There were naturally women who cleaned the Church; there was a sacristan who lit the candles and brought water for the baptism. For the most part, all the important and high-ranking duties of the Church were also, as a matter of fact, the duties of the priests. For example, let us look at the Catholic schools of Belgium. Until a decade ago, the clerics working there taught math, writing, Latin, and Greek. But now we have the following situation: On the one hand, the duties of the Church have grown, to a degree shifted; on the other hand, however, these cannot all be fulfilled by priests. This hides the danger, as you already mentioned, that today's young priest has the impression that what he has to do as a priest is foreign to this world: a ceremonial concern which does not necessarily interest him nor the people. He does not have the impression that he is being hemmed in by the power of the state or by those persecuting the Church. Rather, he feels pushed by social developments into the sacristy or choir loft. These additional duties, which a priest understandably accepted and which somehow fulfilled him, can no longer be executed by him. There are nowadays an enormous number of religion teachers who are not priests. There are also social workers in the service of the Church who are not priests. This raises the question whether the priesthood is attractive as it is. May or should a young man say (we do not address here the problematic question of celibacy): I will enter the service of the Church which will fulfill my whole life, but I don't want to be a priest. You see, when I was young I came to know an Italian youth who lived with us. His father was an Italian diplomat in Berlin at the time. This young man, an engineer by training, died of polio which he contracted from the poor of Turin. Perhaps he will be canonized later. By the way, on John Paul's trip to Turin, he celebrated Mass in honor of Don Bosco and my young friend. My mother even asked him why he did not become a priest, to which he replied that one can do more for the salvation of souls in Italy if one is not a priest. Naturally, this example is a bit extreme and one sided, but it shows the reason for the identity crisis in which young men thinking of priesthood can get caught up.

Let me interrupt here. A while back, a pastor in Vienna, respected by parishioners and colleagues alike, said to me concerning his understanding of his office: "I do not want to be a representative of Christ. I do not want to be an intercessor between God and man. I am simply one of the community and I serve this community. " It seems to me that a new aspect is being introduced. One speaks today of a horizontal and vertical understanding of the priestly office. In a large poll, many priests preferred the word service and do not want to hear anything further about the office. Conversely, others, mostly older priests, still hold tight to the preconciliar understanding of the office.

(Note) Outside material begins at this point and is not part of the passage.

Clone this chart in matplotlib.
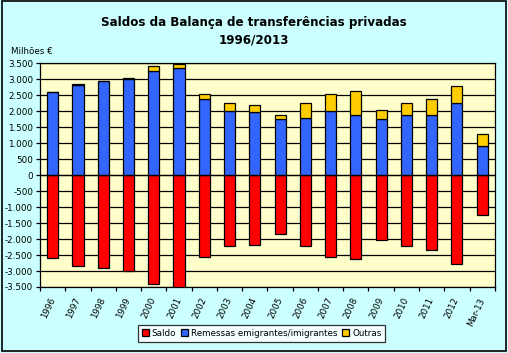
#!/usr/bin/env python3
"""
Saldos da Balança de transferências privadas 1996/2013 - stacked bars
"""

import numpy as np
import matplotlib
matplotlib.use("Agg")
import matplotlib.pyplot as plt
from matplotlib.patches import Rectangle
from matplotlib.ticker import FuncFormatter, MultipleLocator

years = ["1996", "1997", "1998", "1999", "2000", "2001", "2002", "2003", "2004",
         "2005", "2006", "2007", "2008", "2009", "2010", "2011", "2012", "Mar-13"]
saldo = [-2600, -2840, -2920, -3000, -3420, -3490, -2570, -2230, -2200,
         -1845, -2230, -2570, -2635, -2040, -2230, -2355, -2790, -1250]
remessas = [2585, 2830, 2945, 3000, 3270, 3335, 2395, 1990, 1960,
            1740, 1800, 2020, 1895, 1740, 1865, 1865, 2240, 925]
outras = [10, 15, 0, 25, 135, 145, 155, 260, 220,
          125, 440, 530, 750, 310, 375, 500, 560, 345]

RED = "#FF0000"
BLUE = "#3366FF"
YELLOW = "#FFCC00"


def fmt_thousands(val, _pos):
    """Portuguese style thousands separator"""
    return f"{int(val):,}".replace(",", ".")


def main():
    fig = plt.figure(figsize=(5.08, 3.53), dpi=100, facecolor="#CCFFFF")
    fig.patches.append(Rectangle((0.004, 0.006), 0.992, 0.99, transform=fig.transFigure,
                                 fill=False, edgecolor="black", linewidth=1.2))
    ax = fig.add_axes([0.079, 0.187, 0.895, 0.634])
    ax.set_facecolor("#FFFFCC")

    x = np.arange(len(years))
    width = 0.44
    ax.bar(x, saldo, width, color=RED, edgecolor="black", linewidth=0.9,
           label="Saldo", zorder=3)
    ax.bar(x, remessas, width, color=BLUE, edgecolor="black", linewidth=0.9,
           label="Remessas emigrantes/imigrantes", zorder=3)
    ax.bar(x, outras, width, bottom=remessas, color=YELLOW, edgecolor="black",
           linewidth=0.9, label="Outras", zorder=3)

    ax.set_xlim(-0.5, len(years) - 0.5)
    ax.set_ylim(-3500, 3500)
    ax.yaxis.set_major_locator(MultipleLocator(500))
    ax.yaxis.set_major_formatter(FuncFormatter(fmt_thousands))
    ax.grid(axis="y", color="black", linewidth=0.9, zorder=1)
    ax.axhline(0, color="black", linewidth=0.9, zorder=4)

    ax.set_xticks(x)
    ax.set_xticklabels(years, rotation=65, ha="right", va="center",
                       rotation_mode="anchor", fontsize=6.3)
    ax.set_xticks(np.arange(-0.5, len(years)), minor=True)
    ax.tick_params(axis="x", which="major", length=0, pad=8)
    ax.tick_params(axis="x", which="minor", length=3, width=0.9, direction="out")
    ax.tick_params(axis="y", labelsize=6.3, length=3, width=0.9, pad=2)
    for spine in ax.spines.values():
        spine.set_linewidth(0.9)

    fig.text(0.5, 0.937, "Saldos da Balança de transferências privadas",
             ha="center", va="center", fontsize=8.6, fontweight="bold")
    fig.text(0.5, 0.887, "1996/2013", ha="center", va="center",
             fontsize=8.6, fontweight="bold")
    fig.text(0.022, 0.855, "Milhões €", ha="left", va="center", fontsize=6.3)

    leg = ax.legend(loc="lower center", bbox_to_anchor=(0.515, 0.02),
                    bbox_transform=fig.transFigure, ncol=3, fontsize=6.3,
                    frameon=True, fancybox=False, handlelength=0.8,
                    handleheight=0.8, handletextpad=0.3, columnspacing=0.6,
                    borderpad=0.45)
    leg.get_frame().set_edgecolor("black")
    leg.get_frame().set_linewidth(0.9)

    fig.savefig("out.png", dpi=100, facecolor=fig.get_facecolor())


if __name__ == "__main__":
    main()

I would also say that there are many misunderstandings on both sides. Perhaps we can leave the word office aside and speak of a mission in the service of the Church for the accomplishment of her duties; a mission which one cannot make exclusively one's own. It would be one which imparts certain obligations as well as certain possibilities, but these are not shared by everyone, not even in the Church. Such a lasting mission, however, can be called an office. Now the pastor from Vienna may say of himself that he serves his community. He is baptized and so are the others; all are truly children of God with an eternal destiny.

It is a matter of how he serves the community. Is he only a social worker who cares for the poor of his parish and who cares fraternally for the down and-outs? Is he only a good marriage counselor? Is he only the one who tries to teach morals to those who have none? Is he only the representative of an inner worldly, horizontal humanity or is he something completely different? I am of the opinion that where there is a critical attitude toward the priesthood, despite true Catholic belief, be it among priests or seminarians, one is missing what the priest, in the true sense of the word, can and should be.

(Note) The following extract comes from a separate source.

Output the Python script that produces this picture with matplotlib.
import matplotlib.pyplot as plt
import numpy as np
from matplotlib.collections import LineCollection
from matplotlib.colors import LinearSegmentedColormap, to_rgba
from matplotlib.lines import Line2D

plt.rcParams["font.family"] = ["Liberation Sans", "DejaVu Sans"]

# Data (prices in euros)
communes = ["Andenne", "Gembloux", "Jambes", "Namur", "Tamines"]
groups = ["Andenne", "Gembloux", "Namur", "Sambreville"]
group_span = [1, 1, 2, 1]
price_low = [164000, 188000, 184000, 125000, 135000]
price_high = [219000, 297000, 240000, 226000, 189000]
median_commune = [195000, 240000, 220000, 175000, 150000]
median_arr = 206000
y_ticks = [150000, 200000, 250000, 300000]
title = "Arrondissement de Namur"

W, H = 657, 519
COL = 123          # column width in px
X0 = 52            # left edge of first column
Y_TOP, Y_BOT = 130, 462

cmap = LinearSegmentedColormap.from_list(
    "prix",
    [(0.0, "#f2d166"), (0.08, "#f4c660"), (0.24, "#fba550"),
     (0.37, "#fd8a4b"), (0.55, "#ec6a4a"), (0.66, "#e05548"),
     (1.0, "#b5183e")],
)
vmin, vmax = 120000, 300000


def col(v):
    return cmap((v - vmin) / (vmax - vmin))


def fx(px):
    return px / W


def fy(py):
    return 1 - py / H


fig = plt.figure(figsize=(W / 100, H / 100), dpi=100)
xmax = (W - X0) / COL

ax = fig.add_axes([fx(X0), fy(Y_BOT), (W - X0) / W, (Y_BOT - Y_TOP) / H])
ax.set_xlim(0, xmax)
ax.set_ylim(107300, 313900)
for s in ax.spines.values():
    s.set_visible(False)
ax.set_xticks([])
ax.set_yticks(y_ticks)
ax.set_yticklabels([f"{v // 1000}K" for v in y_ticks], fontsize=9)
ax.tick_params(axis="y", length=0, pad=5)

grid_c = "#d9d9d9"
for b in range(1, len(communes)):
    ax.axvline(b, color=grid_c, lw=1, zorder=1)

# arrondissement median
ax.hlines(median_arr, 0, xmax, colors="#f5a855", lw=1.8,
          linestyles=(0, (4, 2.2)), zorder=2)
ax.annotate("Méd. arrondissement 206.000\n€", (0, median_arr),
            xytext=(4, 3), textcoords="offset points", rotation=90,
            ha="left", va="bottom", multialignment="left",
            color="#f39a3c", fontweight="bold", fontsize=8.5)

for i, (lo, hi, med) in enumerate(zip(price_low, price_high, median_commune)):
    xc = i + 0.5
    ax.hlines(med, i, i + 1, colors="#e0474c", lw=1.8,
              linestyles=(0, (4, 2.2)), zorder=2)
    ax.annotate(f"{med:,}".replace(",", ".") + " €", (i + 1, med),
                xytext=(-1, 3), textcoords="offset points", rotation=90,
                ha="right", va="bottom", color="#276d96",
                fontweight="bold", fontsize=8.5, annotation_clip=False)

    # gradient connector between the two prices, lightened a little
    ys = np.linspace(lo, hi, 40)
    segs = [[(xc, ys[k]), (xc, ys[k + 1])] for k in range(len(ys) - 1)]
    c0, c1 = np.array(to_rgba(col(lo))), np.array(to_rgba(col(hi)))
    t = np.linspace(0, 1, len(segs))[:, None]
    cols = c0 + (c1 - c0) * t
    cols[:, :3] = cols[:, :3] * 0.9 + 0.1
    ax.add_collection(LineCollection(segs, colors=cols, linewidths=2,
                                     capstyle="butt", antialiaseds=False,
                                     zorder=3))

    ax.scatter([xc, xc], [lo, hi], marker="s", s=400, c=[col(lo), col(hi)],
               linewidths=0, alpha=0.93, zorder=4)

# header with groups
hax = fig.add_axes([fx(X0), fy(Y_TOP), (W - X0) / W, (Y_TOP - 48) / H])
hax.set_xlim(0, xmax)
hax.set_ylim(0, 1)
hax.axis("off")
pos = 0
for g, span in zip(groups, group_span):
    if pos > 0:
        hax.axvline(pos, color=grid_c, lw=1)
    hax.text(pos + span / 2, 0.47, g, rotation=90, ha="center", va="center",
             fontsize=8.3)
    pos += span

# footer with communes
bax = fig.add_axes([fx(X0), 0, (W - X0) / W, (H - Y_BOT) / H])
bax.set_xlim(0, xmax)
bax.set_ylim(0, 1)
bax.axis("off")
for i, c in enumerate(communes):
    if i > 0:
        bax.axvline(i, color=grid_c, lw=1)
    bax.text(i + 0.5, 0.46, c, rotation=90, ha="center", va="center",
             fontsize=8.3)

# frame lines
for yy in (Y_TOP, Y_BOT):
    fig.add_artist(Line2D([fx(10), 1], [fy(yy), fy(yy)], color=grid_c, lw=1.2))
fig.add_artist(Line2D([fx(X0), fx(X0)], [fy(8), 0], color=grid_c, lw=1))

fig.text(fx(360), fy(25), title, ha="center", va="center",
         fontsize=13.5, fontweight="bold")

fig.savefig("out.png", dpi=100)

He has, of course, thousands of duties. He has to care for the poor in his community; he must work for peace; he is to awaken a critical spirit toward society in his community. Now I would like to say something about the real heart of the priesthood, even if I have to use seemingly odd terminology A priest is one sent by Christ, an apostle of the eternal God with one message that far surpasses any and all earthly duties and possibilities. This message is: There is a God and he, in his inexplicable way, wants to be a part of our lives. Even if he caused a cosmos to explode which may be ten thousand light years away, he is still with me, still loves me, still surrounds me. He wants to make my existence eternal and wants to reward me with his presence and his eternal life. The word in which God commits himself to us must be spread. It must be witnessed to: It is eternal through the crucified and risen Jesus. And there must be people who do this.

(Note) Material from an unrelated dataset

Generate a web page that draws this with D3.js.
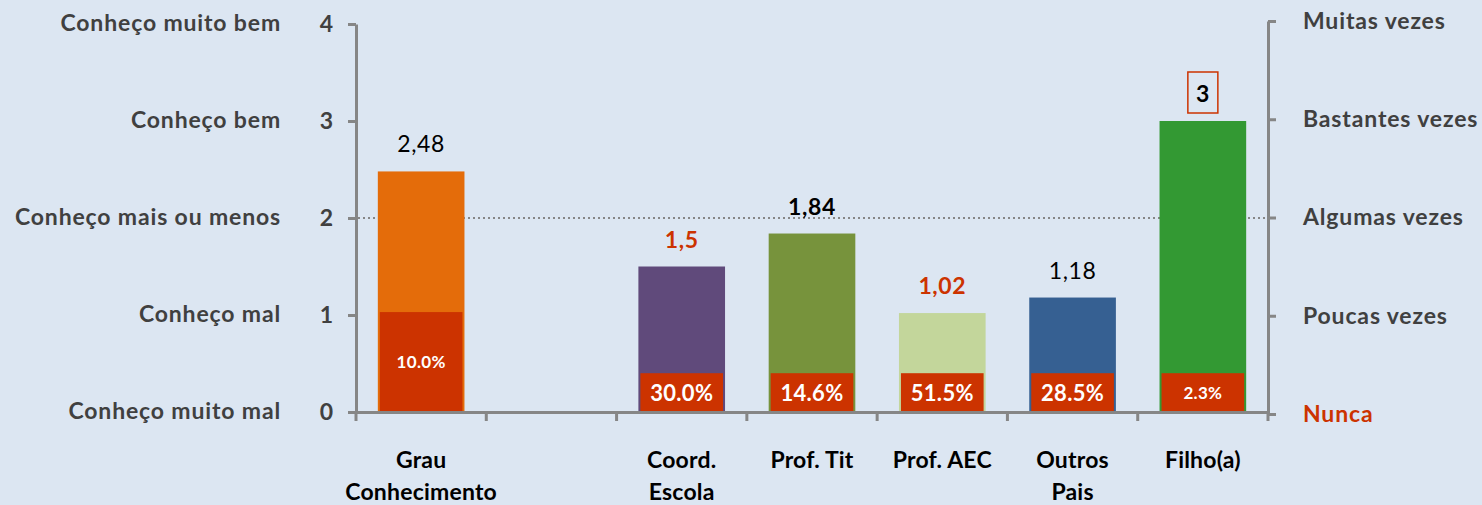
<!DOCTYPE html>
<html>
<head>
<meta charset="utf-8">
<script src="https://cdn.jsdelivr.net/npm/d3@7"></script>
<style>
	html, body { margin: 0; padding: 0; background: #dce6f2; }
	svg { display: block; font-family: Lato, 'Open Sans', sans-serif; }
</style>
</head>
<body>
<div id="chart"></div>
<script>
// chart data
let categories = ['Grau\nConhecimento', ' ', 'Coord.\nEscola', 'Prof. Tit', 'Prof. AEC', 'Outros\nPais', 'Filho(a)']
let values = [2.48, null, 1.5, 1.84, 1.02, 1.18, 3]
let valueLabels = ['2,48', null, '1,5', '1,84', '1,02', '1,18', '3']
let nuncaLabels = ['10.0%', null, '30.0%', '14.6%', '51.5%', '28.5%', '2.3%']
let leftTicks = [0, 1, 2, 3, 4]
let leftTickLabels = ['Conheço muito mal', 'Conheço mal', 'Conheço mais ou menos', 'Conheço bem', 'Conheço muito bem']
let rightTickLabels = ['Nunca', 'Poucas vezes', 'Algumas vezes', 'Bastantes vezes', 'Muitas vezes']

// styles
let barColors = ['#e46c0a', null, '#604a7b', '#77933c', '#c3d69b', '#366092', '#339933']
let valueColors = ['#000', null, '#cc3300', '#000', '#cc3300', '#000', '#000']
let valueWeights = ['normal', null, 'bold', 'bold', 'bold', 'normal', 'bold']
let nuncaTop = [1.03, null, 0.4, 0.4, 0.4, 0.4, 0.4]
let nuncaSize = [17, null, 22, 22, 22, 22, 17]
let red = '#cc3300'
let axisColor = '#868686'
let textColor = '#404040'

let width = 1482
let height = 505

let svg = d3
	.select('#chart')
	.append('svg')
	.attr('width', width)
	.attr('height', height)

let x = d3.scaleBand().domain(categories).range([356, 1268]).padding(0)
let y = d3.scaleLinear().domain([0, 4]).range([412, 24])
let yRight = d3.scaleLinear().domain([0, 4]).range([414, 21])

let barW = x.bandwidth() * 0.665

// dotted reference line at 2
svg.append('line')
	.attr('x1', 358)
	.attr('x2', 1266)
	.attr('y1', y(2))
	.attr('y2', y(2))
	.attr('stroke', axisColor)
	.attr('stroke-width', 2)
	.attr('stroke-dasharray', '2,3')

// bars
let idx = d3.range(categories.length).filter(i => values[i] != null)

svg.selectAll('rect.bar')
	.data(idx)
	.join('rect')
	.attr('class', 'bar')
	.attr('x', i => x(categories[i]) + (x.bandwidth() - barW) / 2)
	.attr('y', i => y(values[i]))
	.attr('width', barW)
	.attr('height', i => y(0) - y(values[i]))
	.attr('fill', i => barColors[i])

// red "nunca" boxes
svg.selectAll('rect.nunca')
	.data(idx)
	.join('rect')
	.attr('class', 'nunca')
	.attr('x', i => x(categories[i]) + (x.bandwidth() - barW) / 2 + 2)
	.attr('y', i => y(nuncaTop[i]))
	.attr('width', barW - 4)
	.attr('height', i => y(0) - y(nuncaTop[i]))
	.attr('fill', red)

svg.selectAll('text.nunca')
	.data(idx)
	.join('text')
	.attr('class', 'nunca')
	.attr('x', i => x(categories[i]) + x.bandwidth() / 2)
	.attr('y', i => (y(nuncaTop[i]) + y(0)) / 2)
	.attr('dy', '0.36em')
	.attr('text-anchor', 'middle')
	.attr('fill', '#fff')
	.attr('font-weight', 'bold')
	.attr('font-size', i => nuncaSize[i])
	.attr('letter-spacing', 0.3)
	.text(i => nuncaLabels[i])

// value labels
svg.selectAll('text.val')
	.data(idx)
	.join('text')
	.attr('class', 'val')
	.attr('x', i => x(categories[i]) + x.bandwidth() / 2)
	.attr('y', i => y(values[i]) - 19)
	.attr('text-anchor', 'middle')
	.attr('fill', i => valueColors[i])
	.attr('font-weight', i => valueWeights[i])
	.attr('font-size', 23)
	.attr('letter-spacing', 0.6)
	.text(i => valueLabels[i])

// box round the top label of the last bar
let last = categories.length - 1
svg.append('rect')
	.attr('x', x(categories[last]) + x.bandwidth() / 2 - 15)
	.attr('y', y(values[last]) - 49)
	.attr('width', 30)
	.attr('height', 41)
	.attr('fill', 'none')
	.attr('stroke', red)
	.attr('stroke-width', 1.5)

// left axis
let leftAxis = svg.append('g')
	.attr('transform', 'translate(356,0)')
	.call(d3.axisLeft(y).tickValues(leftTicks).tickSize(8).tickSizeOuter(0).tickFormat(d3.format('d')))
leftAxis.select('.domain').attr('stroke', axisColor).attr('stroke-width', 3)
leftAxis.selectAll('.tick line').attr('stroke', axisColor).attr('stroke-width', 3)
leftAxis.selectAll('.tick text')
	.attr('x', -23)
	.attr('fill', textColor)
	.attr('font-size', 23)
	.attr('font-weight', 'bold')
	.attr('font-family', 'Lato, sans-serif')

svg.selectAll('text.leftlab')
	.data(leftTicks)
	.join('text')
	.attr('class', 'leftlab')
	.attr('x', 281)
	.attr('y', d => y(d))
	.attr('dy', '0.3em')
	.attr('text-anchor', 'end')
	.attr('fill', textColor)
	.attr('font-size', 23)
	.attr('font-weight', 'bold')
	.attr('letter-spacing', 0.85)
	.text((d, i) => leftTickLabels[i])

// right axis
let rightAxis = svg.append('g')
	.attr('transform', 'translate(1268,0)')
	.call(d3.axisRight(yRight).tickValues(leftTicks).tickSize(8).tickSizeOuter(0).tickFormat((d, i) => rightTickLabels[i]))
rightAxis.select('.domain').attr('stroke', axisColor).attr('stroke-width', 3)
rightAxis.selectAll('.tick line').attr('stroke', axisColor).attr('stroke-width', 3)
rightAxis.selectAll('.tick text')
	.attr('x', 35)
	.attr('fill', (d, i) => i == 0 ? red : textColor)
	.attr('font-size', 23)
	.attr('font-weight', 'bold')
	.attr('font-family', 'Lato, sans-serif')
	.attr('letter-spacing', 0.85)

// bottom axis with ticks on the band edges
let bottomAxis = svg.append('g')
	.attr('transform', `translate(0,${y(0)})`)
	.call(d3.axisBottom(x).tickSize(0).tickFormat(''))
bottomAxis.select('.domain').attr('stroke', axisColor).attr('stroke-width', 3)

let edges = categories.map(c => x(c)).concat([x.range()[1]])
svg.selectAll('line.edge')
	.data(edges)
	.join('line')
	.attr('class', 'edge')
	.attr('x1', d => d)
	.attr('x2', d => d)
	.attr('y1', y(0))
	.attr('y2', y(0) + 9)
	.attr('stroke', axisColor)
	.attr('stroke-width', 3)

// category labels
let catLabels = svg.selectAll('text.cat')
	.data(categories)
	.join('text')
	.attr('class', 'cat')
	.attr('x', d => x(d) + x.bandwidth() / 2)
	.attr('y', 468)
	.attr('text-anchor', 'middle')
	.attr('fill', '#000')
	.attr('font-size', 23)
	.attr('font-weight', 'bold')
	.attr('letter-spacing', 0.2)

catLabels.selectAll('tspan')
	.data(d => d.split('\n'))
	.join('tspan')
	.attr('x', function () { return d3.select(this.parentNode).attr('x') })
	.attr('dy', (d, i) => i == 0 ? 0 : 32)
	.text(d => d)
</script>
</body>
</html>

Naturally, God works in the freedom of his unending love, in the depths of people, and in the atheist who stands by the banality of his or her earthly existence. But God's grace and irrevocable promise of fuller self-disclosure to us has corporeally, definitely, and irreversibly appeared in the person of Jesus of Nazareth. This message must be spread. The word carries a stated reality which one should receive as challenging, redeeming, and satisfying. This word is the reality. That is why we call it a sacramental word of grace. If because of this the priest is also the dispenser of sacraments, the administrator of Christ's Last Supper in which the crucified Jesus and his power are present, then he is not a performer of various antiquated magical rituals about which a modern person knows nothing. He is much more the one who proclaims the incomprehensible, eternal, and sanctifying mystery of God to us. If a priest cannot understand this, then perhaps he should have become a social worker instead.

I freely admit that today's priest does not have it easy proclaiming the message of the New Testament and that of the Church. It is difficult for him to understand what an incredibly blessed message he has to proclaim. It is difficult for him to announce this in a way that others understand it. If he knows only to repeat boring catechism formulations or if he takes refuge in homilies that contain only social and political critique, then it is difficult for him to comprehend that he is the guru of the loving God. He is not this by his own doing; he is one, rather, who has been graced and empowered by God. Many people feel a need to aim for more on earth than just making money and being able to take trips.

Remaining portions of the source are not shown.